▸ **Exercise objective**:
Starting at the first line of the data, please print exactly those lines through the one that holds "ax = fig.add_axes([66", omitting every picture.

▸ **Source data**:
▽
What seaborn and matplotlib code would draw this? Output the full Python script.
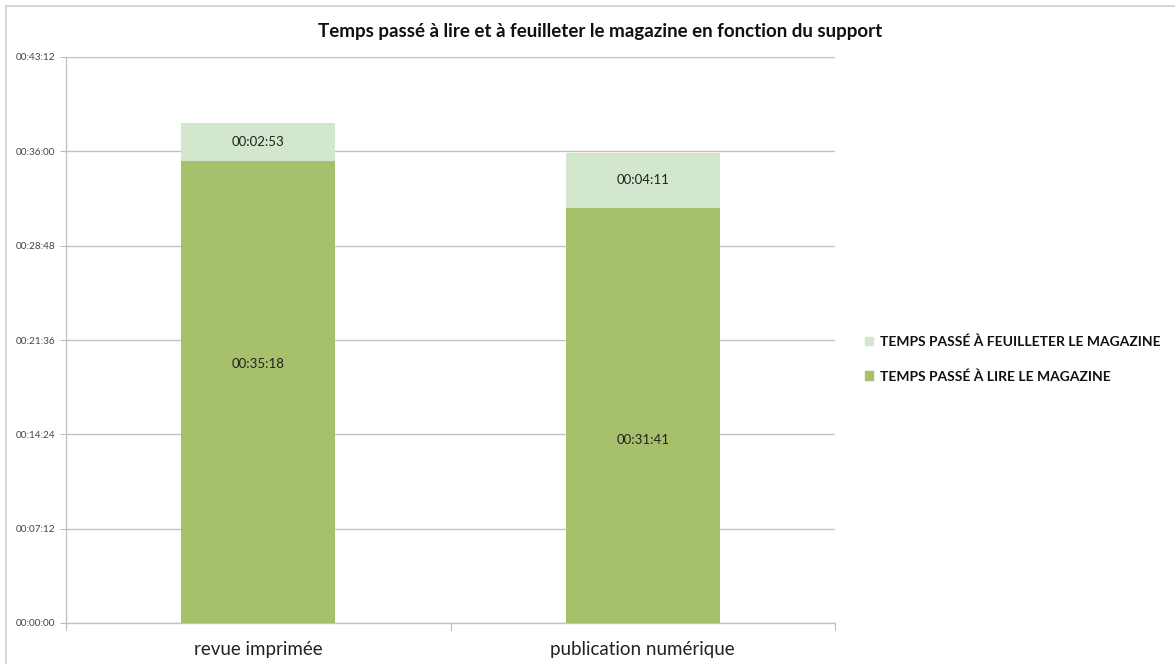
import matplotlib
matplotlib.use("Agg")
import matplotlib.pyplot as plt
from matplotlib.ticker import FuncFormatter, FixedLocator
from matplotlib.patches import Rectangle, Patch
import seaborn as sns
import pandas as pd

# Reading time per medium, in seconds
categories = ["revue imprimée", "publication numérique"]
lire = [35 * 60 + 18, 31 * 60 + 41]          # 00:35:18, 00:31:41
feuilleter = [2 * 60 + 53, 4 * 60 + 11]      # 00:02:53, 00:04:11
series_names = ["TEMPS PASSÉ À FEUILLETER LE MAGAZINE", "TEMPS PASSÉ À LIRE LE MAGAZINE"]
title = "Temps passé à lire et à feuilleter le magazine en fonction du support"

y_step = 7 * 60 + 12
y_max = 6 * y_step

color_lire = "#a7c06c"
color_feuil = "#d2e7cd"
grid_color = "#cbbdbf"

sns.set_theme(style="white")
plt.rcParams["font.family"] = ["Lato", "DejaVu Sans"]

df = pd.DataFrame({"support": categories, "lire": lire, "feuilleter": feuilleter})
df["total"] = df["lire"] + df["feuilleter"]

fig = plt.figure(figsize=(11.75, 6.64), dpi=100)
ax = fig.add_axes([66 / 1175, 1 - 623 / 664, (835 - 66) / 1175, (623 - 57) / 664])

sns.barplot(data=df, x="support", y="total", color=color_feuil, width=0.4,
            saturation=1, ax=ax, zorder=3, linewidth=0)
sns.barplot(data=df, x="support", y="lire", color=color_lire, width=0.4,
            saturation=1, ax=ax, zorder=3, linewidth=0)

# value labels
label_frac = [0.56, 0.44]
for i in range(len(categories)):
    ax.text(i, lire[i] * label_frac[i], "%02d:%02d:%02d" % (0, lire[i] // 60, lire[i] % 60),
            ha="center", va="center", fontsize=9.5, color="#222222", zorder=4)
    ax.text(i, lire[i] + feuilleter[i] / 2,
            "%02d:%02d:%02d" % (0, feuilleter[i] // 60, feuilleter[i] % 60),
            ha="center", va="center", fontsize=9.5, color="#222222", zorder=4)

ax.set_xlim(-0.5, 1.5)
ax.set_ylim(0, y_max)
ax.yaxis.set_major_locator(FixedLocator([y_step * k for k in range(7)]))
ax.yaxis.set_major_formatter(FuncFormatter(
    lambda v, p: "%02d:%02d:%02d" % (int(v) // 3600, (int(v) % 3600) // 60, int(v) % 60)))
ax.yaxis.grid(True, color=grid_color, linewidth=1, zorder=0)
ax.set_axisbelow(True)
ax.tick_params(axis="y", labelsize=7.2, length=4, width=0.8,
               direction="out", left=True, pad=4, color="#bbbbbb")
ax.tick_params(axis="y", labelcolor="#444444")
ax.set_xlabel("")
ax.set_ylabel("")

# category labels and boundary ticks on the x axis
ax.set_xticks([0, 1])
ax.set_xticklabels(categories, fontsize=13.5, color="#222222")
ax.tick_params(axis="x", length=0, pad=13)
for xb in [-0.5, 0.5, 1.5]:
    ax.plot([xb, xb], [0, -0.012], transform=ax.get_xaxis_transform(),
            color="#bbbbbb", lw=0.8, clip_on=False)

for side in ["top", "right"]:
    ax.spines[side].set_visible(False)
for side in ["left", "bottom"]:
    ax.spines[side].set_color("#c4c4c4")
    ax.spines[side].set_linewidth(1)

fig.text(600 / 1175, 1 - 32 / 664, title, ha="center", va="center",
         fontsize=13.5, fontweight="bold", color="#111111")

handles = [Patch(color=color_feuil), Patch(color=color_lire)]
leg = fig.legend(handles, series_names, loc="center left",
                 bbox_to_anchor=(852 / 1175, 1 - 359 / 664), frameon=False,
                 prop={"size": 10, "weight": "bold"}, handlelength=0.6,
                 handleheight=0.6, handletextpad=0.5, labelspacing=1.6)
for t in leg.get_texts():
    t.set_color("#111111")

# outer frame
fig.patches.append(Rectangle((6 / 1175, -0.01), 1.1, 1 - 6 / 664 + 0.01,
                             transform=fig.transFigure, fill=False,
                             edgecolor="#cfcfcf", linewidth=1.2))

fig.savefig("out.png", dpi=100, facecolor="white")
△
▸ **Result of the exercise**:
What seaborn and matplotlib code would draw this? Output the full Python script.
import matplotlib
matplotlib.use("Agg")
import matplotlib.pyplot as plt
from matplotlib.ticker import FuncFormatter, FixedLocator
from matplotlib.patches import Rectangle, Patch
import seaborn as sns
import pandas as pd

# Reading time per medium, in seconds
categories = ["revue imprimée", "publication numérique"]
lire = [35 * 60 + 18, 31 * 60 + 41]          # 00:35:18, 00:31:41
feuilleter = [2 * 60 + 53, 4 * 60 + 11]      # 00:02:53, 00:04:11
series_names = ["TEMPS PASSÉ À FEUILLETER LE MAGAZINE", "TEMPS PASSÉ À LIRE LE MAGAZINE"]
title = "Temps passé à lire et à feuilleter le magazine en fonction du support"

y_step = 7 * 60 + 12
y_max = 6 * y_step

color_lire = "#a7c06c"
color_feuil = "#d2e7cd"
grid_color = "#cbbdbf"

sns.set_theme(style="white")
plt.rcParams["font.family"] = ["Lato", "DejaVu Sans"]

df = pd.DataFrame({"support": categories, "lire": lire, "feuilleter": feuilleter})
df["total"] = df["lire"] + df["feuilleter"]

fig = plt.figure(figsize=(11.75, 6.64), dpi=100)
ax = fig.add_axes([66 / 1175, 1 - 623 / 664, (835 - 66) / 1175, (623 - 57) / 664])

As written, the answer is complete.